Dispatch dies too. There's no "spawn a run" anymore. There's "advance this piece of work." Manual, scheduled, and plan-based sequential agent runs all collapse into one way of moving a thing forward. The atomic unit was never the run. The run is just a cog in the machine. If I follow that far enough, the durable unit isn't even a single intent. It's the shape of an intent. The kind of work judged a certain way, that I can reuse and weight by how past versions of it turned out. Any given pursuit is just one instance. I'm not certain about this part yet, but it's what I'm building next.
The Canvas
If intent is the atom, the way I author intent matters more than anything. Right now I fill out structured fields: goal here, constraints there. That extracts labor from me, which is backwards.

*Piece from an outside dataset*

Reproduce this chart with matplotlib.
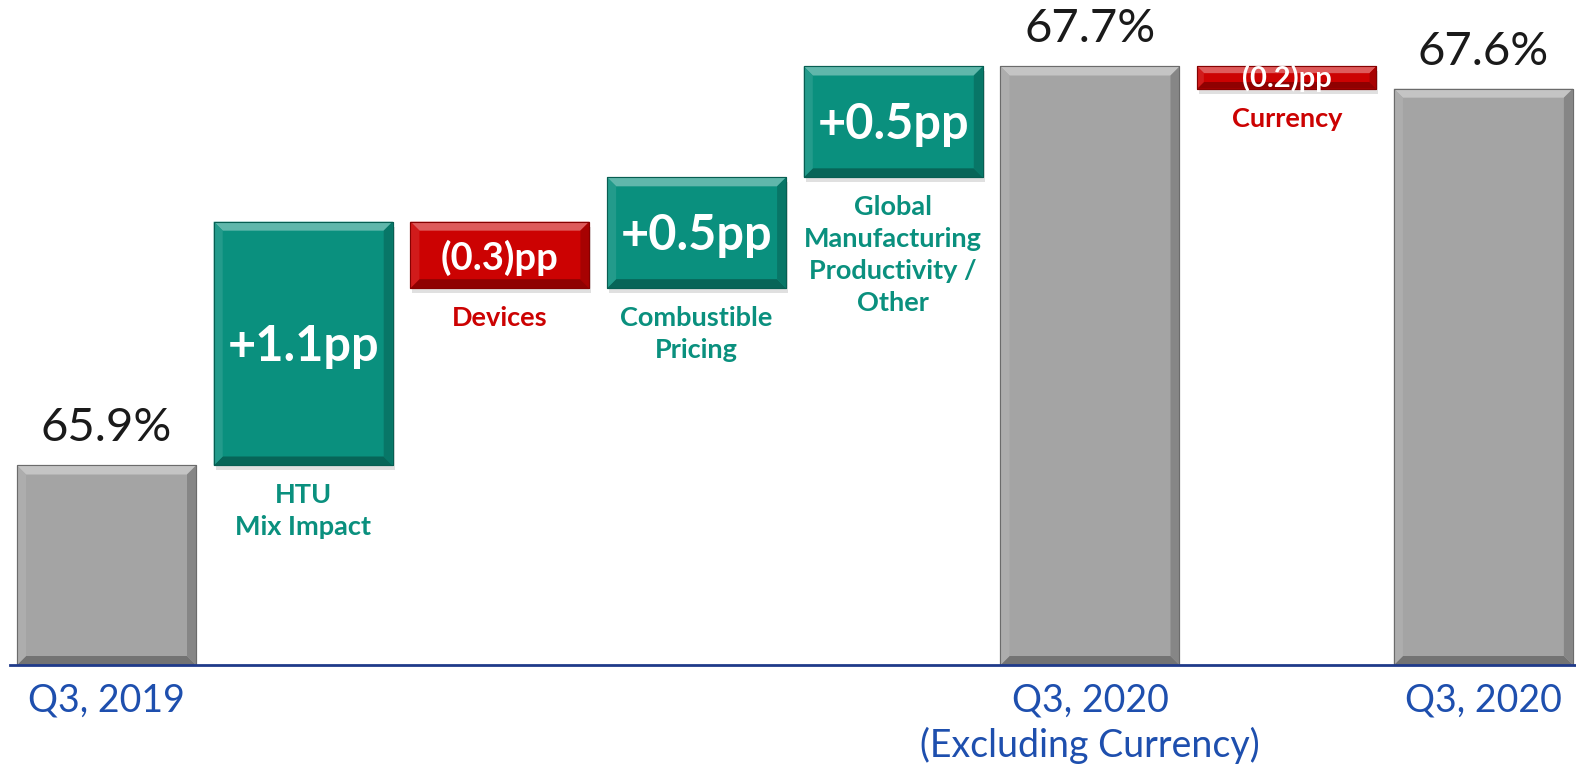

The inversion: I brain-dump onto a blank canvas, the system distills the structure out of it (goal, constraints, candidate predicates) and hands it back as an editable projection. Then I correct it. That correction is the highest-quality taste signal in the whole system. It's literally the gap between what I said and what I meant. A blank canvas reads my taste better than a form ever could, because a form only captures what I already knew to write down.
A Single Operator
I should be upfront about something that makes all of this work: Warren is for me. Not for a market, not for users, for me. It's open source, but it is not a product and it's not built for other people. The human in the loop is always me, the taste is my taste. This is the answer to the obvious objection, the one about whether any of this needs to generalize. It doesn't. Compounding one person's taste is the entire point. I get to make opinionated single-operator choices instead of building junk I try to sell.
The Organism Learns
So that's where my head is. Three posts now, and they line up into an arc. The agentic networks post put me in the network as a node, the long-horizon state post gave agents state that outlives a run, and this one gives the system judgment about its own output.
The factory made the work cheap. This next thing makes the work worth doing.